The Mayor of Port Maria told JIS News that greater adherence to directives requiring public transport operators to use the town’s transportation centre has reduced longstanding gridlock. Municipal revenues from the facility have reportedly increased, and business operators are seeing improved foot traffic as customers find it easier to enter and exit the town.
Only months ago, traversing Port Maria could take up to 45 minutes. That level of congestion did more than frustrate motorists. It limited commercial activity, disrupted supply chains, and strained the use of public space. When movement within a town becomes unpredictable, retail performance, property values, and investor confidence can quietly suffer.
Now, with transport operators utilising designated facilities and vending more regulated, Port Maria appears to be regaining a sense of spatial order. For property owners and tenants, this matters. Commercial real estate thrives on accessibility. If customers can park, walk safely, and move efficiently, businesses become more viable, and rental demand can stabilise.
The development also highlights a recurring issue across Jamaica’s parish capitals: the tension between informal economic activity and structured urban planning.
In Highgate, another major town in St. Mary, compliance remains inconsistent. The absence of a formal market facility — following the destruction of the original structure by fire — has left vending activity dispersed along sidewalks and roadways. While the area remains commercially active and financially significant for the Municipal Corporation, the lack of purpose-built infrastructure has implications beyond aesthetics.
Blocked sidewalks and congested streets affect emergency response times, pedestrian safety, and the long-term usability of commercial zones. From a planning perspective, this is not simply about enforcement. It is about land use.
Markets, transport hubs, and vending districts are not incidental features of Jamaican towns. They are critical components of urban real estate infrastructure. When properly located and managed, they anchor economic life. When informal patterns dominate without structure, the physical environment can deteriorate in ways that ultimately undermine both traders and property owners.

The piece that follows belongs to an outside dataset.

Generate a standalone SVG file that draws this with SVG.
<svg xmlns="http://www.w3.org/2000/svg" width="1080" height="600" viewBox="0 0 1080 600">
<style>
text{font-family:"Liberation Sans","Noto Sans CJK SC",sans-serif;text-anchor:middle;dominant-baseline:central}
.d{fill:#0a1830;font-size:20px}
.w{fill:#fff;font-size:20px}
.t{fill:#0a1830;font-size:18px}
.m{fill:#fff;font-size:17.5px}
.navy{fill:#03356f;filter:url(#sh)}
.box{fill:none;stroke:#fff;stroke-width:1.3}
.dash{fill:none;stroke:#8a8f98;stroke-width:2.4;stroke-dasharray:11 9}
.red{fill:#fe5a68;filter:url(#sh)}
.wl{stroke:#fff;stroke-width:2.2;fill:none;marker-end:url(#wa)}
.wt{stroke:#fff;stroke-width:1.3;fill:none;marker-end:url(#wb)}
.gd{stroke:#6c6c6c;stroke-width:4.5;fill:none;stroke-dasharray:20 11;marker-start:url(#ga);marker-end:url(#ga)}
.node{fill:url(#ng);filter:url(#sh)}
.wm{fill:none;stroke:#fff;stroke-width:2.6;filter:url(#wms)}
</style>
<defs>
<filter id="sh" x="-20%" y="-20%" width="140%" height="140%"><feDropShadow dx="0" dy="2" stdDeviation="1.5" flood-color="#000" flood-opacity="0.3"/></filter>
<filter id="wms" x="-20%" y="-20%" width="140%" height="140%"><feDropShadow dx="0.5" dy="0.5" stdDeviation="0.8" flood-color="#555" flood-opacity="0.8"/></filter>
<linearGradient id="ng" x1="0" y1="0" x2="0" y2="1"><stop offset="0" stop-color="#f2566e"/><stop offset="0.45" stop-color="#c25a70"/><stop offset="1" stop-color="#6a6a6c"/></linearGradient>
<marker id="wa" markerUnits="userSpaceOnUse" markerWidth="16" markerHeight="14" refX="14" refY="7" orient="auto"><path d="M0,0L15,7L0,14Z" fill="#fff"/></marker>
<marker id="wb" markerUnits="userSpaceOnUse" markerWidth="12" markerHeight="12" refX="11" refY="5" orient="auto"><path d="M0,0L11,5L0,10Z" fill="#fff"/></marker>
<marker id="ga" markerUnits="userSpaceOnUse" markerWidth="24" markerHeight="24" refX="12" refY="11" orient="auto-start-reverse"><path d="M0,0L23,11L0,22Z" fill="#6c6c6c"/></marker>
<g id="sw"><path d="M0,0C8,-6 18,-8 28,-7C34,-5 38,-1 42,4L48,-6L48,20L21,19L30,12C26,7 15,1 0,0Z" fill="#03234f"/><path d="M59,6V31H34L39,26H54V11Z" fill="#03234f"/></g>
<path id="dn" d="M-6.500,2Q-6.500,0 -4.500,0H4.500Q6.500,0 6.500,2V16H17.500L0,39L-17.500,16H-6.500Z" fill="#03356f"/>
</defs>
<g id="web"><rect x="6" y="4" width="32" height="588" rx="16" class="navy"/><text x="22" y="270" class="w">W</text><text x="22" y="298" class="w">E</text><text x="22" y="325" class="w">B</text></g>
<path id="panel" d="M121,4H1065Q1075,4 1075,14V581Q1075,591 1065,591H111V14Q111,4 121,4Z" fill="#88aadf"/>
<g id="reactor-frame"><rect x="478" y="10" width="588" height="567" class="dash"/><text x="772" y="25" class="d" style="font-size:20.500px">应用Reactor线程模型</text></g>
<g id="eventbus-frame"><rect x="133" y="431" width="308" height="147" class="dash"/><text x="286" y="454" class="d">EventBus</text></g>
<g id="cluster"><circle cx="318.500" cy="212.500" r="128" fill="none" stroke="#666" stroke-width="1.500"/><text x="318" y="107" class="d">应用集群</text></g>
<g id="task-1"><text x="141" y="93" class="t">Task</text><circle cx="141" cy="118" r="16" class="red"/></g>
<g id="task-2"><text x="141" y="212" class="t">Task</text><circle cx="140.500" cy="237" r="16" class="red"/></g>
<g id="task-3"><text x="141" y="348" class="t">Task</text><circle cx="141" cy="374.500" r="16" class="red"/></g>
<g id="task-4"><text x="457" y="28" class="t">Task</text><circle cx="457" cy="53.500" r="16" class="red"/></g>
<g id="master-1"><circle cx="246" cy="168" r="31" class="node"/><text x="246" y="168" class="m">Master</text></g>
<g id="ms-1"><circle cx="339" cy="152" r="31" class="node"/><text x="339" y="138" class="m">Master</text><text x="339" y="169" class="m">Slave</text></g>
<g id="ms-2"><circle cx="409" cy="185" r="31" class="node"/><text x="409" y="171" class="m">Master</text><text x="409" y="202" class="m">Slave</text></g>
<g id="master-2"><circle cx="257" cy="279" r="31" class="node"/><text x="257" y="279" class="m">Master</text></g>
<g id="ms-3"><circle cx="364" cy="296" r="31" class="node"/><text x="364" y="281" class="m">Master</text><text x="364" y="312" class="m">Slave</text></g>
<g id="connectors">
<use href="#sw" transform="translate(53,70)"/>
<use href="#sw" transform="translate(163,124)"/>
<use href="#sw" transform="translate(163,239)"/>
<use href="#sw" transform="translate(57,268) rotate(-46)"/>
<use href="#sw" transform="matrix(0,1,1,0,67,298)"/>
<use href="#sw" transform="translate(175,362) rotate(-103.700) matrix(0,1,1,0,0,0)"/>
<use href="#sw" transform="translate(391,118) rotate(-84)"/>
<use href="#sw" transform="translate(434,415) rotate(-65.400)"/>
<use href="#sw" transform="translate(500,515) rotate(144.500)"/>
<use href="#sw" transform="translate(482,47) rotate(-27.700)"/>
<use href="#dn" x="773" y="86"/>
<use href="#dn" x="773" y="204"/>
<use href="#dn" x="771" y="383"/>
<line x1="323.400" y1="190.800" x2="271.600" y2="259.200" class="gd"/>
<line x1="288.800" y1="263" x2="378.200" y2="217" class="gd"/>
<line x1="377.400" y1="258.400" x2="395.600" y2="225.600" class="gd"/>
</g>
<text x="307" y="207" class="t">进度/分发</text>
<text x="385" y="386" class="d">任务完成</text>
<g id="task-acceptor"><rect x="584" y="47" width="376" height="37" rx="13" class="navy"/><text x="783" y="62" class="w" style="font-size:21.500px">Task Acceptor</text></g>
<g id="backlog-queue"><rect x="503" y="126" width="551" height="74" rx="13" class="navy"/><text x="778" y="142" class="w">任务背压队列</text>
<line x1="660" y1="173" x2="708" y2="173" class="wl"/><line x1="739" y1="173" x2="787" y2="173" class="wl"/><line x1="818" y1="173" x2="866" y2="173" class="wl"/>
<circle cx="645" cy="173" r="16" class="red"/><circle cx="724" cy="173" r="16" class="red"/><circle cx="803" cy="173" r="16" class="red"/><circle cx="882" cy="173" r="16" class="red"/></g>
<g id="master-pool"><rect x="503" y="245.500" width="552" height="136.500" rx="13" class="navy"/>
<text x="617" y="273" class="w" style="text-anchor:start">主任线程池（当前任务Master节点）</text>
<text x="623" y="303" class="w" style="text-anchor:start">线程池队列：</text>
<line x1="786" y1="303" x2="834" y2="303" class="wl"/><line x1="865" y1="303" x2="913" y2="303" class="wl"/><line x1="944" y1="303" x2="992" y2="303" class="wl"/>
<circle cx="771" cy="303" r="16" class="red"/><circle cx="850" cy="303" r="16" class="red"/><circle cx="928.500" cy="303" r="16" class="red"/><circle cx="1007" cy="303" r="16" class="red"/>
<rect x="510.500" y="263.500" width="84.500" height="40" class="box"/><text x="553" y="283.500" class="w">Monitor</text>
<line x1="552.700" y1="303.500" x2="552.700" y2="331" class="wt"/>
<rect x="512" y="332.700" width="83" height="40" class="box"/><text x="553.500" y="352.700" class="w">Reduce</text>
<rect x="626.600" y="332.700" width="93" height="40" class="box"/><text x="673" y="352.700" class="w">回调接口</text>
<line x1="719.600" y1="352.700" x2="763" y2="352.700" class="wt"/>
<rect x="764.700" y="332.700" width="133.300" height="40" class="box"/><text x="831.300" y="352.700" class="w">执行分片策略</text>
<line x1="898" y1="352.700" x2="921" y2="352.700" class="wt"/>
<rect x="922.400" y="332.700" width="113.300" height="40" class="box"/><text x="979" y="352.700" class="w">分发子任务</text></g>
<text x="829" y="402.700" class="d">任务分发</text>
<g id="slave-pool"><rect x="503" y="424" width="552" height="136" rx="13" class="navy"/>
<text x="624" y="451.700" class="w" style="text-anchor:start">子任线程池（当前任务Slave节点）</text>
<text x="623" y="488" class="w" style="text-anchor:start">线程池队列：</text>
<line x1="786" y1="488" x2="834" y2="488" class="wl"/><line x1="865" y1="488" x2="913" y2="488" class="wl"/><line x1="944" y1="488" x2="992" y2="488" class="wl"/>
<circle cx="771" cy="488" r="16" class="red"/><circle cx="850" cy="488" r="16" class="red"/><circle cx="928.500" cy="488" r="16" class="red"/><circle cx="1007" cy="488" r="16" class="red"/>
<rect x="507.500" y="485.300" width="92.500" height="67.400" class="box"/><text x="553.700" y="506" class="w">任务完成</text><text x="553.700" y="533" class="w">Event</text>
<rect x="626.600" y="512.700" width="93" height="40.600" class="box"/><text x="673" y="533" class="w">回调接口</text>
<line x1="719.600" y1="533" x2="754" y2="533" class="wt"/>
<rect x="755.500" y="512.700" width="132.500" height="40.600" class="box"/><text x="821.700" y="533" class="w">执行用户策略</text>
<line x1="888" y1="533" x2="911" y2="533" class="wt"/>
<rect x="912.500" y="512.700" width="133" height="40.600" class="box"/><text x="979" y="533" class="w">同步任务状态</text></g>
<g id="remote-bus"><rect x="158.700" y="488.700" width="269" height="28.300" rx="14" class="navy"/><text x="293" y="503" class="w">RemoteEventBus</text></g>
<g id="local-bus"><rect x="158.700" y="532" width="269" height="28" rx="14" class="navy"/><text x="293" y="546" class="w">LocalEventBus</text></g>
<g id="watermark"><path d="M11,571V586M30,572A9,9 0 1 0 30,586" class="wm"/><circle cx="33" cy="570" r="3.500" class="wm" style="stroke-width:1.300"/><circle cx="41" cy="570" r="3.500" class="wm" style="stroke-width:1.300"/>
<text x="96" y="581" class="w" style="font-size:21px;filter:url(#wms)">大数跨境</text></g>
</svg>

A site has reportedly been identified for a new market in Highgate. If delivered, it would represent more than a rebuilding exercise. It would be a reset of how commercial land is organised, how vendors are accommodated, and how public space is protected.
Across Jamaica, parish capitals are under quiet pressure. Population shifts, returning residents, and small-business growth continue to reshape town centres. Yet many urban cores were not designed for today’s traffic volumes or economic patterns. Compliance efforts in Port Maria show that incremental enforcement, when sustained, can produce visible improvements. But long-term resilience depends on infrastructure investment and coherent land-use planning.
Dean Jones, founder of Jamaica Homes, said town order is not a cosmetic issue but a structural one. “When congestion reduces and space is properly managed, it strengthens the entire property ecosystem — from small shop operators to building owners. Order creates confidence.”
The Port Maria experience may therefore serve as a practical example of how governance intersects with property fundamentals. Transportation centres, market facilities, and regulated vending are not peripheral matters. They shape rental performance, commercial occupancy, and ultimately the stability of parish-level real estate markets.
For residents, the benefits are immediate — easier movement, safer walkways, cleaner surroundings. For investors and developers, the signal is more subtle: local authorities are prepared to assert spatial control in key commercial areas.
The next phase will be critical. If Highgate’s new market is delivered and supported by sustained compliance, St. Mary could demonstrate how smaller towns adapt to modern pressures without losing their economic character. If not, congestion may simply shift from one district to another.
In a country where town centres remain vital social and commercial anchors, the management of public space is inseparable from property value and long-term urban resilience. Port Maria’s improved order is a reminder that real estate stability begins not only with buildings, but with how space itself is governed.
Disclaimer: This article is for general information and commentary purposes only and does not constitute legal, financial, or investment advice. Readers should seek professional guidance appropriate to their individual circumstances.